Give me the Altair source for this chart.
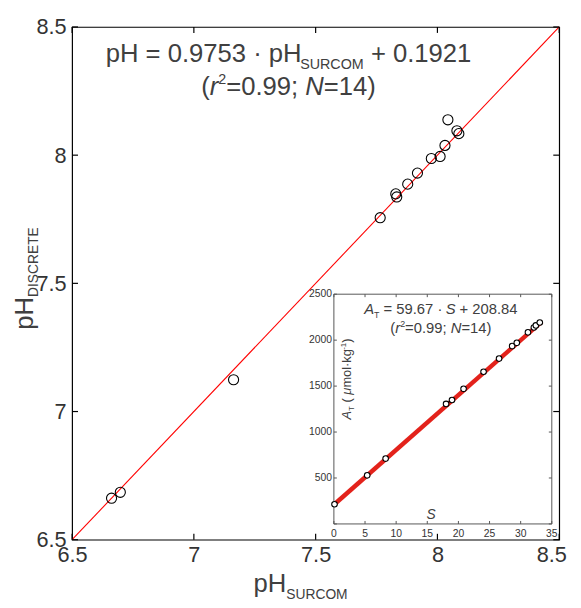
import altair as alt
import pandas as pd

# ---------------- data ----------------
ph_surcom = [6.662, 6.698, 7.163, 7.765, 7.829, 7.833, 7.878, 7.918, 7.975, 8.011, 8.031, 8.043, 8.080, 8.088]
ph_discrete = [6.662, 6.685, 7.124, 7.756, 7.849, 7.837, 7.887, 7.930, 7.987, 7.995, 8.038, 8.138, 8.095, 8.084]
salinity = [0.1, 5.35, 8.31, 18.02, 18.97, 20.83, 24.04, 26.53, 28.63, 29.38, 31.17, 32.12, 32.44, 33.07]
alkalinity = [214, 529, 711, 1306, 1349, 1470, 1656, 1799, 1935, 1971, 2085, 2138, 2160, 2192]
ref_line = [6.5, 8.5]           # 1:1 line
fit_s = [0.0, 33.4]             # inset fit line ends
fit_a = [209, 2202]
main_ticks = [6.5, 7, 7.5, 8, 8.5]
inset_xticks = [0, 5, 10, 15, 20, 25, 30, 35]
inset_yticks = [0, 500, 1000, 1500, 2000, 2500]

# ---------------- layout ----------------
W, H = 494, 520
IL, IR, IT, IB = 265.5, 486.5, 271, 504
FONT = "Liberation Sans"
TXT = "#404040"

xs = alt.Scale(domain=[6.5, 8.5], nice=False, zero=False)
ys = alt.Scale(domain=[6.5, 8.5], nice=False, zero=False)
sx = alt.Scale(domain=[0, 35], range=[IL, IR], nice=False, zero=False)
sy = alt.Scale(domain=[0, 2500], range=[IB, IT], nice=False, zero=False)

xaxis = alt.Axis(values=main_ticks, format="~g", ticks=False, domain=False, grid=False, title=None,
                 labelFont=FONT, labelFontSize=22, labelColor="#333333", labelPadding=5,
                 labelFlush=False, labelOverlap=False,
                 labelOffset={"expr": "datum.value == 8.5 ? -8 : 0"})
yaxis = alt.Axis(values=main_ticks, format="~g", ticks=False, domain=False, grid=False, title=None,
                 labelFont=FONT, labelFontSize=22, labelColor="#333333", labelPadding=6,
                 labelFlush=False, labelOverlap=False)

df_main = pd.DataFrame({"x": ph_surcom, "y": ph_discrete})
df_ref = pd.DataFrame({"v": ref_line})
df_mt = pd.DataFrame({"t": main_ticks})

X = lambda f: alt.X(f, scale=xs, axis=xaxis)
Y = lambda f: alt.Y(f, scale=ys, axis=yaxis)

main_layers = [
    alt.Chart(df_ref).mark_line(color="#ff0000", strokeWidth=1.1).encode(x=X("v:Q"), y=Y("v:Q")),
    alt.Chart(df_main).mark_point(shape="circle", filled=False, color="black", size=105, strokeWidth=1.1, opacity=1)
        .encode(x=X("x:Q"), y=Y("y:Q")),
    alt.Chart(df_mt).mark_rule(color="black", strokeWidth=1.2).encode(x=X("t:Q"), y=alt.value(H), y2=alt.value(H - 6)),
    alt.Chart(df_mt).mark_rule(color="black", strokeWidth=1.2).encode(x=X("t:Q"), y=alt.value(0), y2=alt.value(6)),
    alt.Chart(df_mt).mark_rule(color="black", strokeWidth=1.2).encode(y=Y("t:Q"), x=alt.value(0), x2=alt.value(6)),
    alt.Chart(df_mt).mark_rule(color="black", strokeWidth=1.2).encode(y=Y("t:Q"), x=alt.value(W), x2=alt.value(W - 6)),
]

# ---------------- inset ----------------
SX = lambda f: alt.X(f, scale=sx, axis=None)
SY = lambda f: alt.Y(f, scale=sy, axis=None)
df_frame = pd.DataFrame({"s0": [0], "s1": [35], "a0": [0], "a1": [2500]})
df_in = pd.DataFrame({"s": salinity, "a": alkalinity})
df_fit = pd.DataFrame({"s": fit_s, "a": fit_a})
df_ixt = pd.DataFrame({"s": inset_xticks, "lab": [str(v) for v in inset_xticks]})
df_iyt = pd.DataFrame({"a": inset_yticks, "lab": [str(v) for v in inset_yticks]})
df_iyl = df_iyt[df_iyt["a"] > 0]
GR = "#555555"

inset_layers = [
    alt.Chart(df_frame).mark_rect(fill="white", stroke=GR, strokeWidth=1)
        .encode(x=SX("s0:Q"), x2="s1:Q", y=SY("a0:Q"), y2="a1:Q"),
    alt.Chart(df_ixt).mark_rule(color=GR, strokeWidth=1).encode(x=SX("s:Q"), y=alt.value(IB), y2=alt.value(IB - 3)),
    alt.Chart(df_ixt).mark_rule(color=GR, strokeWidth=1).encode(x=SX("s:Q"), y=alt.value(IT), y2=alt.value(IT + 3)),
    alt.Chart(df_iyt).mark_rule(color=GR, strokeWidth=1).encode(y=SY("a:Q"), x=alt.value(IL), x2=alt.value(IL + 3)),
    alt.Chart(df_iyt).mark_rule(color=GR, strokeWidth=1).encode(y=SY("a:Q"), x=alt.value(IR), x2=alt.value(IR - 3)),
    alt.Chart(df_fit).mark_line(color="#e3221b", strokeWidth=4.5).encode(x=SX("s:Q"), y=SY("a:Q")),
    alt.Chart(df_in).mark_point(shape="circle", filled=True, fill="white", stroke="black", size=32,
                                 strokeWidth=1.1, opacity=1).encode(x=SX("s:Q"), y=SY("a:Q")),
    alt.Chart(df_ixt).mark_text(font=FONT, fontSize=10.5, color="#333333", baseline="top", align="center")
        .encode(x=SX("s:Q"), y=alt.value(IB + 5), text="lab:N"),
    alt.Chart(df_iyl).mark_text(font=FONT, fontSize=10.5, color="#333333", baseline="middle", align="right")
        .encode(y=SY("a:Q"), x=alt.value(IL - 2), text="lab:N"),
]

# ---------------- rich text annotations ----------------
HW = {' ': 278, '(': 333, ')': 333, '+': 584, '.': 278, ';': 278, '=': 584, '-': 333, '·': 278,
      'A': 667, 'C': 722, 'D': 722, 'E': 667, 'H': 722, 'I': 278, 'M': 833, 'N': 722, 'O': 778,
      'R': 722, 'S': 667, 'T': 611, 'U': 722, 'g': 556, 'k': 500, 'l': 222, 'm': 833, 'o': 556,
      'p': 556, 'r': 333, 'μ': 556}


def tw(s, size):
    return sum(HW.get(c, 556) for c in s) * size / 1000.0


pieces = []


def add(t, sz, it, px, py, ang):
    lead = len(t) - len(t.lstrip(" "))
    off = tw(" " * lead, sz)
    s = t.strip(" ")
    if ang == 0:
        pieces.append({"text": s, "x": px + off, "y": py, "size": sz, "it": it, "angle": 0})
    else:
        pieces.append({"text": s, "x": px, "y": py - off, "size": sz, "it": it, "angle": 270})


def hline(parts, cx, base, left=False):
    total = sum(tw(t, sz) for t, sz, it, sh in parts)
    x = cx if left else cx - total / 2
    for t, sz, it, sh in parts:
        add(t, sz, it, x, base + sh, 0)
        x += tw(t, sz)


def vline(parts, cy, base):
    total = sum(tw(t, sz) for t, sz, it, sh in parts)
    y = cy + total / 2
    for t, sz, it, sh in parts:
        add(t, sz, it, base + sh, y, 270)
        y -= tw(t, sz)


# main equation
hline([("pH = 0.9753 · pH", 26, False, 0), ("SURCOM", 14.5, False, 7), (" + 0.1921", 26, False, 0)], 219.5, 36)
hline([("(", 26, False, 0), ("r", 26, True, 0), ("2", 14.5, False, -11), ("=0.99; ", 26, False, 0),
       ("N", 26, True, 0), ("=14)", 26, False, 0)], 219.5, 69)
# inset equation
hline([("A", 15, True, 0), ("T", 9, False, 4), (" = 59.67 · ", 15, False, 0), ("S", 15, True, 0),
       (" + 208.84", 15, False, 0)], 374, 291)
hline([("(", 15, False, 0), ("r", 15, True, 0), ("2", 9, False, -6), ("=0.99; ", 15, False, 0),
       ("N", 15, True, 0), ("=14)", 15, False, 0)], 374, 310)
# inset axis titles (inside the inset)
hline([("S", 14, True, 0)], 364, 499)
vline([("A", 13, True, 0), ("T", 8, False, 3), (" ( ", 13, False, 0), ("μ", 13, True, 0),
       ("mol·kg", 13, False, 0), ("-1", 8, False, -5), (")", 13, False, 0)], 357, 283)
# main axis titles
hline([("pH", 26, False, 0), ("SURCOM", 14, False, 7)], 184, 573, left=True)
vline([("pH", 26, False, 0), ("DISCRETE", 14, False, 5)], 255, -40)

df_txt = pd.DataFrame(pieces)


def text_layer(italic):
    d = df_txt[df_txt["it"] == italic]
    return alt.Chart(d).mark_text(align="left", baseline="alphabetic", font=FONT,
                                  fontStyle="italic" if italic else "normal", color=TXT).encode(
        x=alt.X("x:Q", scale=None, axis=None),
        y=alt.Y("y:Q", scale=None, axis=None),
        size=alt.Size("size:Q", scale=None, legend=None),
        angle=alt.Angle("angle:Q", scale=None, legend=None),
        text="text:N",
    )


chart = alt.layer(
    alt.layer(*main_layers),
    alt.layer(*inset_layers),
    text_layer(False),
    text_layer(True),
).resolve_scale(x="independent", y="independent").properties(
    width=W, height=H,
    padding={"left": 65, "top": 15, "right": 14, "bottom": 65},
    autosize=alt.AutoSizeParams(type="none"),
    background="white",
).configure_view(stroke="black", strokeWidth=1.2)

chart.save("out.html", embed_options={"renderer": "svg", "actions": False})
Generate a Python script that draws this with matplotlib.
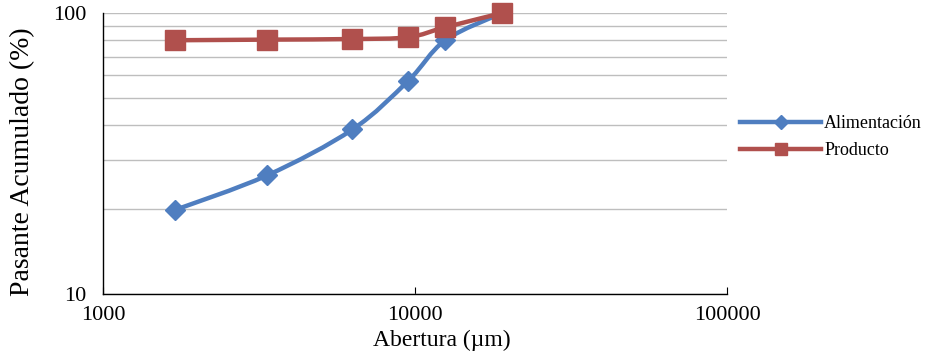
import numpy as np
import matplotlib
matplotlib.use('Agg')
import matplotlib.pyplot as plt
from matplotlib.path import Path
from matplotlib.patches import PathPatch
from matplotlib.lines import Line2D

matplotlib.rc('font', family='Liberation Serif', size=16)

abertura = [1700, 3350, 6300, 9500, 12500, 19000]
alimentacion = [19.9, 26.4, 38.5, 57.3, 80.0, 100.0]
producto = [80.0, 80.4, 80.8, 82.0, 89.0, 100.0]

azul = '#4F7EC0'
rojo = '#B0504D'


def curva(x, y):
    # spline suave tipo Excel, control de bezier en espacio log
    lx, ly = np.log10(x), np.log10(y)
    n = len(lx)
    verts = [(lx[0], ly[0])]
    codes = [Path.MOVETO]
    for i in range(n - 1):
        p0 = np.array([lx[max(i - 1, 0)], ly[max(i - 1, 0)]])
        p1 = np.array([lx[i], ly[i]])
        p2 = np.array([lx[i + 1], ly[i + 1]])
        p3 = np.array([lx[min(i + 2, n - 1)], ly[min(i + 2, n - 1)]])
        c1 = p1 + (p2 - p0) / 6
        c2 = p2 - (p3 - p1) / 6
        verts += [tuple(c1), tuple(c2), tuple(p2)]
        codes += [Path.CURVE4] * 3
    verts = [(10 ** a, 10 ** b) for a, b in verts]
    return Path(verts, codes)


fig = plt.figure(figsize=(9.28, 3.52), dpi=100)
ax = fig.add_axes([0.111, 0.165, 0.6725, 0.798])
ax.set_xscale('log')
ax.set_yscale('log')
ax.set_xlim(1000, 100000)
ax.set_ylim(10, 100)

ax.yaxis.grid(True, which='both', color='#BEBEBE', linewidth=1)
ax.set_axisbelow(True)
for s in ['top', 'right']:
    ax.spines[s].set_visible(False)
ax.spines['left'].set_linewidth(1)
ax.spines['bottom'].set_linewidth(1)

for x, y, c, m, ms in [(abertura, alimentacion, azul, 'D', 10),
                       (abertura, producto, rojo, 's', 14)]:
    ax.add_patch(PathPatch(curva(x, y), facecolor='none', edgecolor=c,
                           linewidth=3.2, capstyle='round', zorder=3))
    ax.plot(x, y, linestyle='none', marker=m, markersize=ms, color=c,
            zorder=4, clip_on=False)

ax.set_xticks([1000, 10000, 100000])
ax.set_xticklabels(['1000', '10000', '100000'])
ax.set_yticks([10, 100])
ax.set_yticklabels(['10', '100'])
ax.xaxis.set_minor_locator(matplotlib.ticker.NullLocator())
ax.yaxis.set_minor_locator(matplotlib.ticker.LogLocator(subs=np.arange(2, 10)))
ax.yaxis.set_minor_formatter(matplotlib.ticker.NullFormatter())
ax.tick_params(axis='x', which='major', direction='in', length=5, pad=9, labelsize=16)
ax.tick_params(axis='y', which='both', length=0, pad=12, labelsize=16)

ax.set_xlabel('Abertura (µm)', fontsize=17)
ax.xaxis.set_label_coords(0.543, -0.127)
ax.set_ylabel('Pasante Acumulado (%)', fontsize=20)
ax.yaxis.set_label_coords(-0.108, 0.47)

handles = [Line2D([], [], color=azul, linewidth=3.2, marker='D', markersize=7),
           Line2D([], [], color=rojo, linewidth=3.2, marker='s', markersize=9)]
fig.legend(handles, ['Alimentación', 'Producto'], loc='center left',
           bbox_to_anchor=(0.78, 0.61), frameon=False, fontsize=13,
           handlelength=4.5, handletextpad=0.15, labelspacing=0.55)

fig.savefig('out.png', dpi=100)
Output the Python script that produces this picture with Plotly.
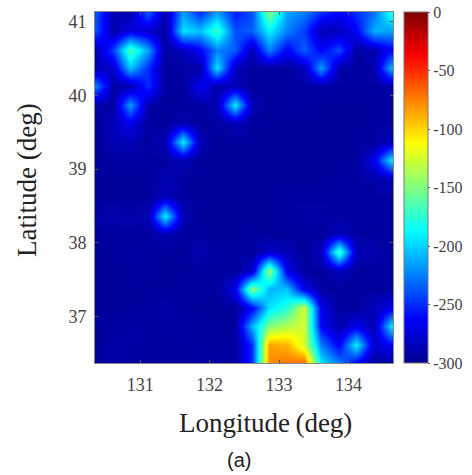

◆ **Objective**: Give back exactly the lines from the first line of the data through the line with "Y = lambda f: alt.Y(f, scale=ys, axis=yaxis)", pictures excluded.

◆ **Solved exercise**:
Give me the Altair source for this chart.
import altair as alt
import pandas as pd

# ---------------- data ----------------
ph_surcom = [6.662, 6.698, 7.163, 7.765, 7.829, 7.833, 7.878, 7.918, 7.975, 8.011, 8.031, 8.043, 8.080, 8.088]
ph_discrete = [6.662, 6.685, 7.124, 7.756, 7.849, 7.837, 7.887, 7.930, 7.987, 7.995, 8.038, 8.138, 8.095, 8.084]
salinity = [0.1, 5.35, 8.31, 18.02, 18.97, 20.83, 24.04, 26.53, 28.63, 29.38, 31.17, 32.12, 32.44, 33.07]
alkalinity = [214, 529, 711, 1306, 1349, 1470, 1656, 1799, 1935, 1971, 2085, 2138, 2160, 2192]
ref_line = [6.5, 8.5]           # 1:1 line
fit_s = [0.0, 33.4]             # inset fit line ends
fit_a = [209, 2202]
main_ticks = [6.5, 7, 7.5, 8, 8.5]
inset_xticks = [0, 5, 10, 15, 20, 25, 30, 35]
inset_yticks = [0, 500, 1000, 1500, 2000, 2500]

# ---------------- layout ----------------
W, H = 494, 520
IL, IR, IT, IB = 265.5, 486.5, 271, 504
FONT = "Liberation Sans"
TXT = "#404040"

xs = alt.Scale(domain=[6.5, 8.5], nice=False, zero=False)
ys = alt.Scale(domain=[6.5, 8.5], nice=False, zero=False)
sx = alt.Scale(domain=[0, 35], range=[IL, IR], nice=False, zero=False)
sy = alt.Scale(domain=[0, 2500], range=[IB, IT], nice=False, zero=False)

xaxis = alt.Axis(values=main_ticks, format="~g", ticks=False, domain=False, grid=False, title=None,
                 labelFont=FONT, labelFontSize=22, labelColor="#333333", labelPadding=5,
                 labelFlush=False, labelOverlap=False,
                 labelOffset={"expr": "datum.value == 8.5 ? -8 : 0"})
yaxis = alt.Axis(values=main_ticks, format="~g", ticks=False, domain=False, grid=False, title=None,
                 labelFont=FONT, labelFontSize=22, labelColor="#333333", labelPadding=6,
                 labelFlush=False, labelOverlap=False)

df_main = pd.DataFrame({"x": ph_surcom, "y": ph_discrete})
df_ref = pd.DataFrame({"v": ref_line})
df_mt = pd.DataFrame({"t": main_ticks})

X = lambda f: alt.X(f, scale=xs, axis=xaxis)
Y = lambda f: alt.Y(f, scale=ys, axis=yaxis)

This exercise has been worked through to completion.